Chaque joüeur a seize pieces partagées en six ordres, dont les noms, les marches, & la valeur sont différentes. On les place en deux lignes de huit pieces chacune, sur un échiquier divisé en soixante-quatre cases ou quarrés, qui ne peuvent contenir qu’une piece à la fois. Chaque joüeur a une piece unique qu’on nomme le roi. De la conservation ou de la perte de cette piece dépend le sort de la partie. Elle ne peut être prise, tant qu’il lui reste quelque moyen de parer les coups qu’on lui porte. La surprise n’a point lieu à son égard dans cette guerre, on l’avertit du danger où elle est par le terme d’échec ; & par-là on l’oblige à changer de place, s’il lui est possible, afin de se garantir du péril qui la menace. S’il ne lui reste aucun moyen de l’éviter, alors elle tombe entre les mains de l’ennemi qui l’attaquoit ; & par la prise du roi, la partie est décidée, ce que l’on exprime par les mots d’échec & mat.

Telle est l’idée générale du système de ce jeu : son excellence a tenté divers écrivains d’en chercher l’origine ; mais malgré l’érudition greque & latine qu’ils ont répandue avec profusion sur cette matiere, ils y ont porté si peu de lumieres, que la carriere est encore ouverte à de nouvelles conjectures.
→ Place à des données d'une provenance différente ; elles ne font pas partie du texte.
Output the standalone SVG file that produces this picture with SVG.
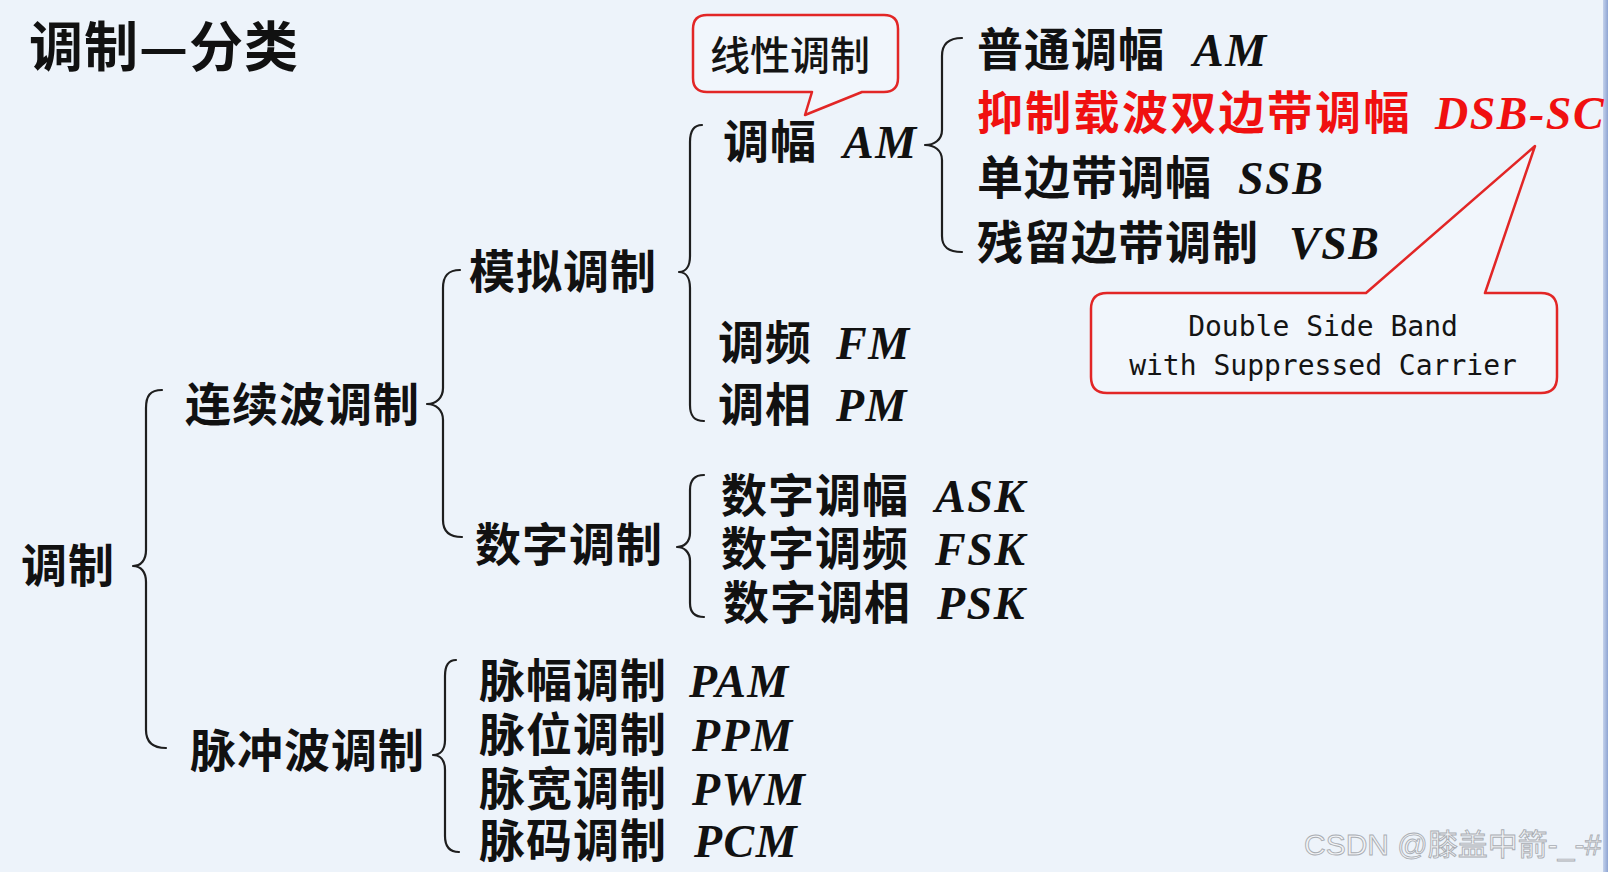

C’est ce qui a déterminé M. Freret à proposer les siennes dans un mémoire imprimé parmi ceux de l’académie des Belles-Lettres, dont le précis formera cet article. « J’étudie, comme Montagne, divers auteurs pour assister mes opinions piéçà formées, seconder & servir. »

Plusieurs savans ont crû qu’il falloit remonter jusqu’au siége de Troye, pour trouver l’origine du jeu des échecs ; ils en ont attribué l’invention à Palamede, le capitaine grec qui périt par les artifices d’Ulysse. D’autres rejettant cette opinion, qui est en effet destituée de tout fondement, se sont contentés d’assûrer que le jeu des échecs avoit été connu des Grecs & des Romains, & que nous le tenions d’eux ; mais le jeu des soldats, latrunculi, ceux des jettons, calculi & scrupuli, qu’ils prennent pour celui des échecs, n’ont aucune ressemblance avec ce jeu, dans les choses qui en constituent l’essence, & qui distinguent les échecs de tous les autres jeux de dames, de merelles, de jettons, &c. avec lesquels ils le confondent. Voyez Dames, Jettons, &c.

Les premiers auteurs qui ayent incontestablement parlé des échecs dans l’Occident, sont nos vieux romanciers, ou les écrivains de ces fabuleuses histoires des chevaliers de la table-ronde, & des braves de la cour du roi Artus, des douze pairs de France, & des paladins de l’empereur Charlemagne.

Il faut même observer que ceux de ces romanciers qui ont parlé des Sarrasins, les représentent comme très-habiles à ce jeu. La princesse Anne Comnene, dans la vie de son pere Alexis Comnene empereur de Constantinople dans le xj. siecle, nous apprend que le jeu des échecs, qu’elle nomme zatrikion, a passé des Persans aux Grecs ; ainsi ce sont les écrivains orientaux qu’il faut consulter sur l’origine de ce jeu.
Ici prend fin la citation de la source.